Whidbey Island Naval Air Station Public Information Officer Kim Martin said Pringle was a petty officer third class, assigned to the VAQ-132 Scorpions. A memorial service for friends and co-workers is planned for Friday, Sep. 5, at 11 a.m. at the base chapel.

Coincidentally, the State Department of Licensing issued a press release this week stating that motorcycle fatalities have “surged” this month, many caused by rider errors.

Forty-eight riders have lost their lives statewide so far this year, an increase of five over this time last year. However, the total is lower than in 2006 when 59 motorcyclists died through August.

“Most of the people who die on motorcycles haven’t taken any form of rider training,” said Steve Stewart, manager, DOL Motorcycle Safety Program. “Riding a motorcycle takes a lot of mental preparation and planning. Training helps you learn how to escape when life or death situations arise on the road.”

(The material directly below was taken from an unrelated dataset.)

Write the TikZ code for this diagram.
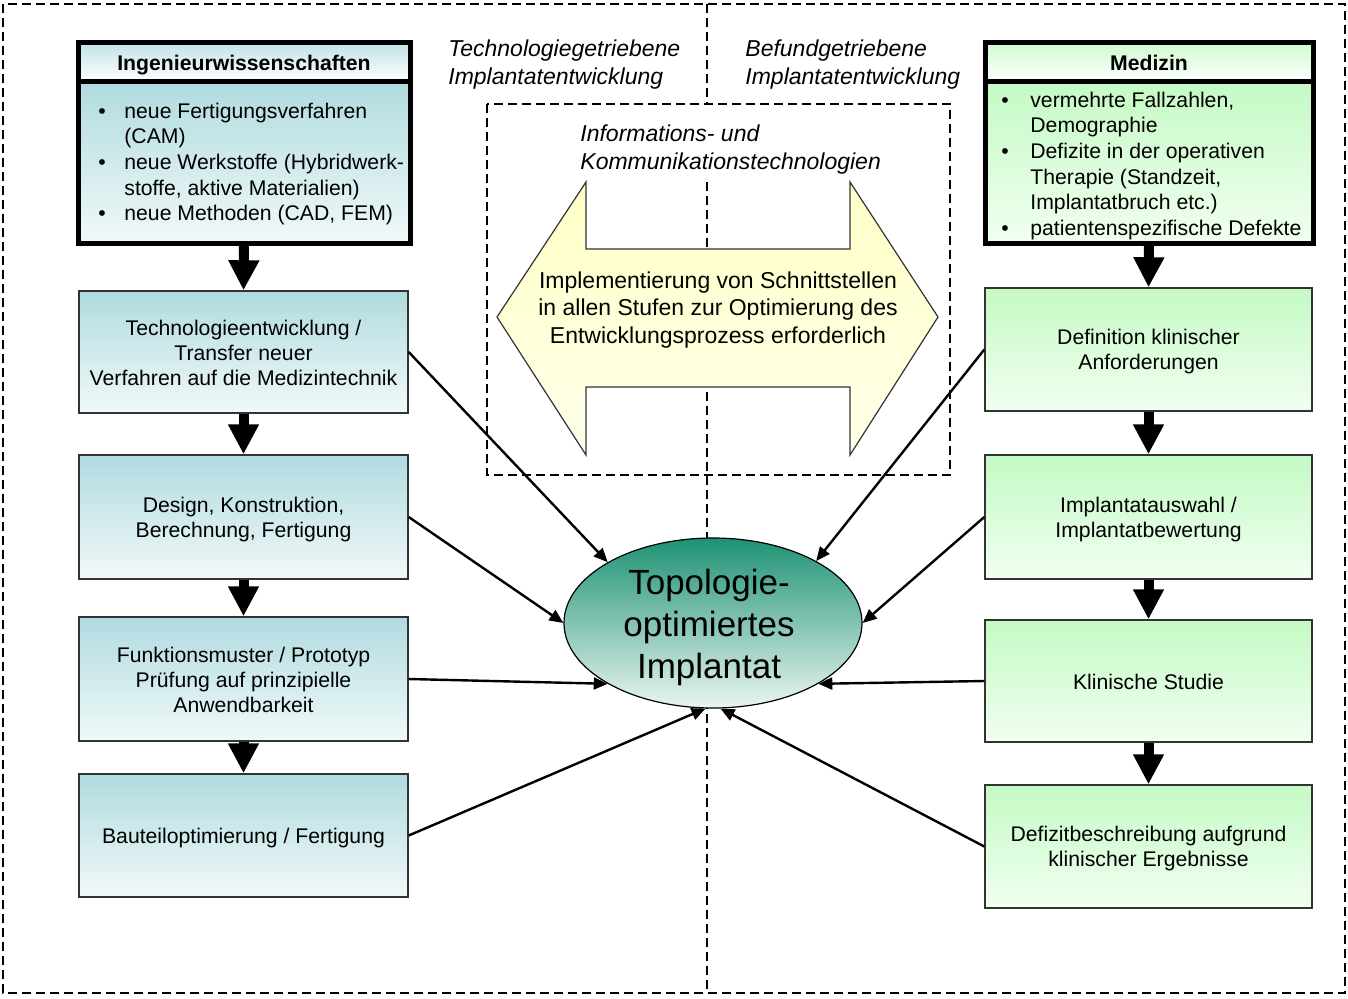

Adding to the statistics are inexperienced riders turning to fuel-efficient motorcycles in response to skyrocketing gas prices. Some are unaware that they need an endorsement and training to legally operate their new moped, or “scooter.” If a motorcycle’s engine is larger than 49 cubic centimeters, or is capable of traveling faster than 30 miles per hour, the operator is required to have an endorsement.